Palakiko Chandler

At BYU, I am a program director for elementary students with various disabilities. I have also dated a deaf person. From these experiences I have realized that BYU needs to move more resources for accessibility to its student and the community. We play with children at the pool and at the gym, every Thursday and Friday from 11AM-11:50AM. At the pool, we have a girl in a wheelchair that loves the water. When she first came in January, we put her in the lift that allowed her to get into the water. The problem was that the chair couldn’t bring her up. The chair was broken. Me and a couple of the other volunteers would help her every Thursday, getting in and out of the pool. We would prop her out of her chair, maneuver her to the side of the pool, and would help her get in and back out. It took two whole months to fix the lift chair. Although we are grateful it was fixed, and the lifeguards were very important in helping that happen, for two whole months we allowed a young girl in a wheelchair to think that the lift not working was okay. BUT IT IS NOT. I would tell her every time I carried her to the pool, that she deserved the chair to work. Accessibility is not for the rich, it is not a luxury, nor should it be “a special arrangement” it is for everyone.

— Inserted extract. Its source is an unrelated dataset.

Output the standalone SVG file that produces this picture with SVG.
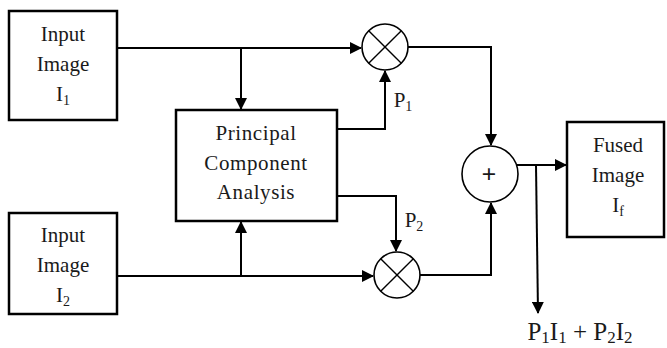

Friends who have depression have gone to the Accessibility Office gotten notes for late homework, and I know teachers who have right up told them that they are “fine” to turn things in on time. BYU needs to change. For being part of a religion who has faced persecution for being a religious minority, we sure do a bang up job recognizing and providing access to other minority groups, other than religion. Because believe it or not, those are the people are called to serve.

Back to the issue at hand. Accessibility allows us to be more inclusive because it helps people who have a disability feel like they can participate like everyone without being singled out.